--- WHAT THE TASK REQUIRES ---
Everything from the first line down to the line containing "var RAIN_TICKS = [0, 20, 40, 60, 80, 100, 120, 140];" is to be retyped exactly, both ends included, with pictures left out.

--- INFORMATION GIVEN ---
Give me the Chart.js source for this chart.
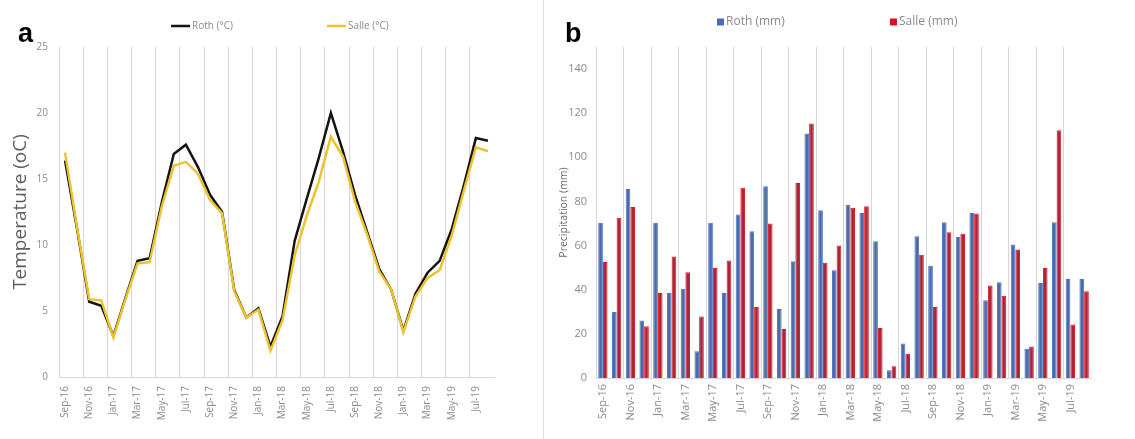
<!DOCTYPE html>
<html>
<head>
<meta charset="utf-8">
<script src="https://cdn.jsdelivr.net/npm/chart.js@4.4.0/dist/chart.umd.min.js"></script>
<style>
body { margin: 0; background: #fff; width: 1135px; height: 439px; overflow: hidden; position: relative; }
#wa { position: absolute; left: 0; top: 0; width: 543px; height: 439px; border-right: 1px solid #e2e2e2; }
#wb { position: absolute; left: 550px; top: 0; width: 585px; height: 439px; }
</style>
</head>
<body>
<div id="wa"><canvas id="tempChart" width="543" height="439"></canvas></div>
<div id="wb"><canvas id="rainChart" width="585" height="439"></canvas></div>
<script>
var MONTHS = ["Sep-16", "Oct-16", "Nov-16", "Dec-16", "Jan-17", "Feb-17", "Mar-17", "Apr-17", "May-17", "Jun-17", "Jul-17", "Aug-17",
              "Sep-17", "Oct-17", "Nov-17", "Dec-17", "Jan-18", "Feb-18", "Mar-18", "Apr-18", "May-18", "Jun-18", "Jul-18", "Aug-18",
              "Sep-18", "Oct-18", "Nov-18", "Dec-18", "Jan-19", "Feb-19", "Mar-19", "Apr-19", "May-19", "Jun-19", "Jul-19", "Aug-19"];

// temperature (oC)
var ROTH_TEMP  = [16.4, 11.2, 5.7, 5.4, 3.1, 6.0, 8.8, 9.0, 13.2, 16.9, 17.6, 15.9,
                  13.8, 12.5, 6.6, 4.5, 5.2, 2.3, 4.6, 10.3, 13.5, 16.6, 20.0, 17.1,
                  13.8, 11.0, 8.2, 6.6, 3.5, 6.3, 7.9, 8.8, 11.2, 14.5, 18.1, 17.9];
var SALLE_TEMP = [17.0, 11.3, 5.9, 5.8, 3.0, 5.9, 8.6, 8.7, 12.9, 16.0, 16.3, 15.4,
                  13.4, 12.4, 6.5, 4.5, 5.1, 2.0, 4.3, 9.2, 12.2, 14.8, 18.2, 16.7,
                  13.3, 10.8, 8.0, 6.6, 3.4, 6.1, 7.5, 8.1, 10.7, 14.1, 17.4, 17.1];

// precipitation (mm)
var ROTH_RAIN  = [70.3, 29.9, 85.7, 26.1, 70.3, 38.5, 40.5, 12.1, 70.3, 38.5, 74.1, 66.5,
                  86.9, 31.3, 52.9, 110.8, 76.0, 48.8, 78.5, 74.8, 62.0, 3.5, 15.6, 64.2,
                  50.9, 70.6, 63.9, 74.8, 35.2, 43.4, 60.5, 13.2, 43.1, 70.6, 44.9, 44.9];
var SALLE_RAIN = [52.6, 72.6, 77.5, 23.4, 38.5, 55.1, 47.9, 27.9, 49.9, 53.3, 86.2, 32.2,
                  70.0, 22.2, 88.4, 115.3, 52.2, 60.0, 77.1, 77.8, 22.7, 5.3, 11.0, 55.9,
                  32.2, 66.0, 65.4, 74.5, 41.9, 37.3, 58.2, 14.3, 49.9, 112.3, 24.3, 39.3];

var TEMP_TICKS = [0, 5, 10, 15, 20, 25];
var RAIN_TICKS = [0, 20, 40, 60, 80, 100, 120, 140];

var FONT = "'Open Sans', 'DejaVu Sans', sans-serif";

// panel letter + excel style legend, drawn on top of the chart
var panelDecor = {
    id: "panelDecor",
    afterDraw: function (chart, args, opts) {
        var ctx = chart.ctx;
        ctx.save();
        ctx.fillStyle = "#000";
        ctx.font = "bold 27px 'Liberation Sans', Arial, sans-serif";
        ctx.textBaseline = "alphabetic";
        ctx.fillText(opts.letter, opts.letterX, 42);
        ctx.font = opts.fontSize + "px " + FONT;
        ctx.textBaseline = "middle";
        opts.items.forEach(function (it) {
            if (it.kind === "line") {
                ctx.strokeStyle = it.color;
                ctx.lineWidth = 2.5;
                ctx.beginPath();
                ctx.moveTo(it.x, opts.y);
                ctx.lineTo(it.x + 19, opts.y);
                ctx.stroke();
                ctx.fillStyle = "#8a8a8a";
                ctx.fillText(it.label, it.x + 21, opts.y);
            } else {
                ctx.fillStyle = it.color;
                ctx.fillRect(it.x, opts.y - 3.5, 7, 7);
                ctx.fillStyle = "#8a8a8a";
                ctx.fillText(it.label, it.x + 9, opts.y);
            }
        });
        ctx.restore();
    }
};

function evenGrid(c) {
    return c.index % 2 === 0 ? "#d6d6d6" : "rgba(0,0,0,0)";
}

function everyOther(v, i) {
    return i % 2 === 0 ? MONTHS[i] : "";
}

var ctxA = document.getElementById("tempChart").getContext("2d");
var chartA = new Chart(ctxA, {
    type: "line",
    data: {
        labels: MONTHS,
        datasets: [
            {
                label: "Roth (°C)",
                data: ROTH_TEMP,
                borderColor: "#141414",
                borderWidth: 2.5,
                pointRadius: 0,
                tension: 0,
                order: 2
            },
            {
                label: "Salle (°C)",
                data: SALLE_TEMP,
                borderColor: "#ecc32e",
                borderWidth: 2.5,
                pointRadius: 0,
                tension: 0,
                order: 1
            }
        ]
    },
    options: {
        responsive: false,
        animation: false,
        layout: { padding: { top: 47, right: 49, bottom: 0, left: 0 } },
        plugins: {
            legend: { display: false },
            tooltip: { enabled: false },
            panelDecor: {
                letter: "a", letterX: 18, y: 26, fontSize: 10,
                items: [
                    { kind: "line", color: "#141414", x: 171, label: "Roth (°C)" },
                    { kind: "line", color: "#ecc32e", x: 327, label: "Salle (°C)" }
                ]
            }
        },
        scales: {
            x: {
                offset: true,
                grid: { offset: true, drawTicks: false, color: evenGrid, lineWidth: 1 },
                border: { color: "#d6d6d6" },
                ticks: {
                    autoSkip: false, minRotation: 90, maxRotation: 90, padding: 9,
                    color: "#8a8a8a", font: { family: FONT, size: 10 },
                    callback: everyOther
                },
                afterFit: function (s) { s.height = 62; }
            },
            y: {
                min: 0,
                max: 25,
                afterBuildTicks: function (s) { s.ticks = TEMP_TICKS.map(function (v) { return { value: v }; }); },
                grid: { display: false, drawTicks: false },
                border: { display: false },
                ticks: { padding: 11, color: "#8a8a8a", font: { family: FONT, size: 10 } },
                title: {
                    display: true, text: "Temperature (oC)", color: "#5e5e5e",
                    font: { family: FONT, size: 19 }, padding: { top: 9, bottom: 0 }
                },
                afterFit: function (s) { s.width = 59; }
            }
        }
    },
    plugins: [panelDecor]
});

var ctxB = document.getElementById("rainChart").getContext("2d");
var chartB = new Chart(ctxB, {
    type: "bar",
    data: {
        labels: MONTHS,
        datasets: [
            {
                label: "Roth (mm)",
                data: ROTH_RAIN,
                backgroundColor: "#4d69a8",
                borderColor: "#4a76c4",
                borderWidth: 1,
                categoryPercentage: 0.68,
                barPercentage: 1.0
            },
            {
                label: "Salle (mm)",
                data: SALLE_RAIN,
                backgroundColor: "#a8263c",
                borderColor: "#e5141c",
                borderWidth: 1,
                categoryPercentage: 0.68,
                barPercentage: 1.0
            }
        ]
    },
    options: {
        responsive: false,
        animation: false,
        layout: { padding: { top: 47, right: 44, bottom: 0, left: 0 } },
        plugins: {
            legend: { display: false },
            tooltip: { enabled: false },
            panelDecor: {
                letter: "b", letterX: 15, y: 22, fontSize: 12,
                items: [
                    { kind: "box", color: "#4a6bb0", x: 167, label: "Roth (mm)" },
                    { kind: "box", color: "#d3141f", x: 340, label: "Salle (mm)" }
                ]
            }
        },
        scales: {
            x: {
                grid: { offset: true, drawTicks: false, color: evenGrid, lineWidth: 1 },
                border: { color: "#d6d6d6" },
                ticks: {
                    autoSkip: false, minRotation: 90, maxRotation: 90, padding: 6,
                    color: "#8a8a8a", font: { family: FONT, size: 11 },
                    callback: everyOther
                },
                afterFit: function (s) { s.height = 61; }
            },
            y: {
                min: 0,
                max: 150,
                afterBuildTicks: function (s) { s.ticks = RAIN_TICKS.map(function (v) { return { value: v }; }); },
                grid: { display: false, drawTicks: false },
                border: { display: false },
                ticks: { padding: 9, color: "#8a8a8a", font: { family: FONT, size: 11 } },
                title: {
                    display: true, text: "Precipitation (mm)", color: "#6a6a6a",
                    font: { family: FONT, size: 10.5 }, padding: { top: 8, bottom: 0 }
                },
                afterFit: function (s) { s.width = 46; }
            }
        }
    },
    plugins: [panelDecor]
});
</script>
</body>
</html>
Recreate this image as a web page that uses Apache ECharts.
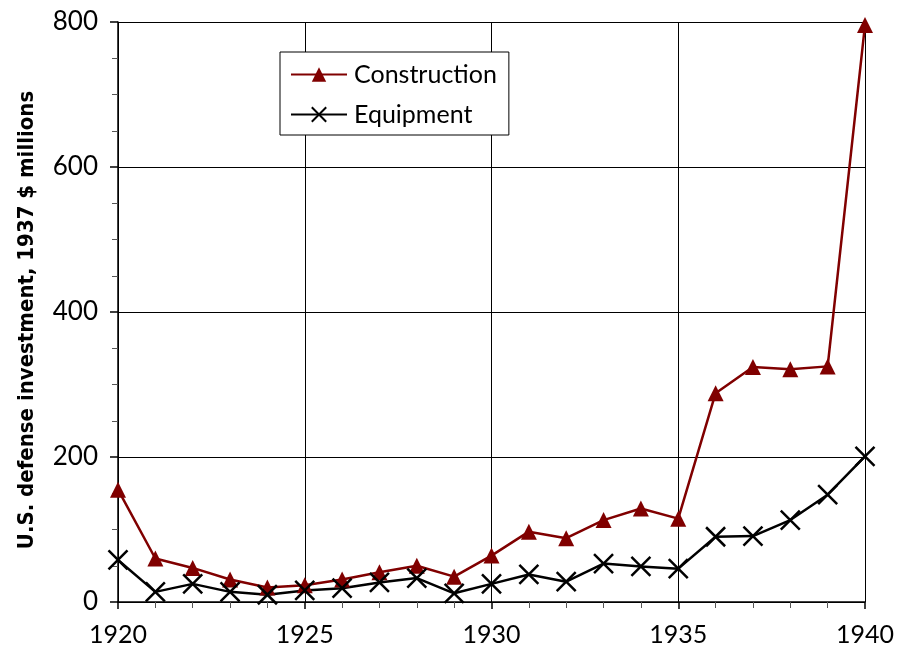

--- SOLUTION FOR THIS EXERCISE ---
Give me the Chart.js source for this chart.
<!DOCTYPE html>
<html>
<head>
<meta charset="utf-8">
<script src="https://cdn.jsdelivr.net/npm/chart.js@4.4.0/dist/chart.umd.min.js"></script>
<style>
body { margin: 0; background: #fff; width: 1135px; height: 439px; overflow: hidden; position: relative; }
#wa { position: absolute; left: 0; top: 0; width: 543px; height: 439px; border-right: 1px solid #e2e2e2; }
#wb { position: absolute; left: 550px; top: 0; width: 585px; height: 439px; }
</style>
</head>
<body>
<div id="wa"><canvas id="tempChart" width="543" height="439"></canvas></div>
<div id="wb"><canvas id="rainChart" width="585" height="439"></canvas></div>
<script>
var MONTHS = ["Sep-16", "Oct-16", "Nov-16", "Dec-16", "Jan-17", "Feb-17", "Mar-17", "Apr-17", "May-17", "Jun-17", "Jul-17", "Aug-17",
              "Sep-17", "Oct-17", "Nov-17", "Dec-17", "Jan-18", "Feb-18", "Mar-18", "Apr-18", "May-18", "Jun-18", "Jul-18", "Aug-18",
              "Sep-18", "Oct-18", "Nov-18", "Dec-18", "Jan-19", "Feb-19", "Mar-19", "Apr-19", "May-19", "Jun-19", "Jul-19", "Aug-19"];

// temperature (oC)
var ROTH_TEMP  = [16.4, 11.2, 5.7, 5.4, 3.1, 6.0, 8.8, 9.0, 13.2, 16.9, 17.6, 15.9,
                  13.8, 12.5, 6.6, 4.5, 5.2, 2.3, 4.6, 10.3, 13.5, 16.6, 20.0, 17.1,
                  13.8, 11.0, 8.2, 6.6, 3.5, 6.3, 7.9, 8.8, 11.2, 14.5, 18.1, 17.9];
var SALLE_TEMP = [17.0, 11.3, 5.9, 5.8, 3.0, 5.9, 8.6, 8.7, 12.9, 16.0, 16.3, 15.4,
                  13.4, 12.4, 6.5, 4.5, 5.1, 2.0, 4.3, 9.2, 12.2, 14.8, 18.2, 16.7,
                  13.3, 10.8, 8.0, 6.6, 3.4, 6.1, 7.5, 8.1, 10.7, 14.1, 17.4, 17.1];

// precipitation (mm)
var ROTH_RAIN  = [70.3, 29.9, 85.7, 26.1, 70.3, 38.5, 40.5, 12.1, 70.3, 38.5, 74.1, 66.5,
                  86.9, 31.3, 52.9, 110.8, 76.0, 48.8, 78.5, 74.8, 62.0, 3.5, 15.6, 64.2,
                  50.9, 70.6, 63.9, 74.8, 35.2, 43.4, 60.5, 13.2, 43.1, 70.6, 44.9, 44.9];
var SALLE_RAIN = [52.6, 72.6, 77.5, 23.4, 38.5, 55.1, 47.9, 27.9, 49.9, 53.3, 86.2, 32.2,
                  70.0, 22.2, 88.4, 115.3, 52.2, 60.0, 77.1, 77.8, 22.7, 5.3, 11.0, 55.9,
                  32.2, 66.0, 65.4, 74.5, 41.9, 37.3, 58.2, 14.3, 49.9, 112.3, 24.3, 39.3];

var TEMP_TICKS = [0, 5, 10, 15, 20, 25];
var RAIN_TICKS = [0, 20, 40, 60, 80, 100, 120, 140];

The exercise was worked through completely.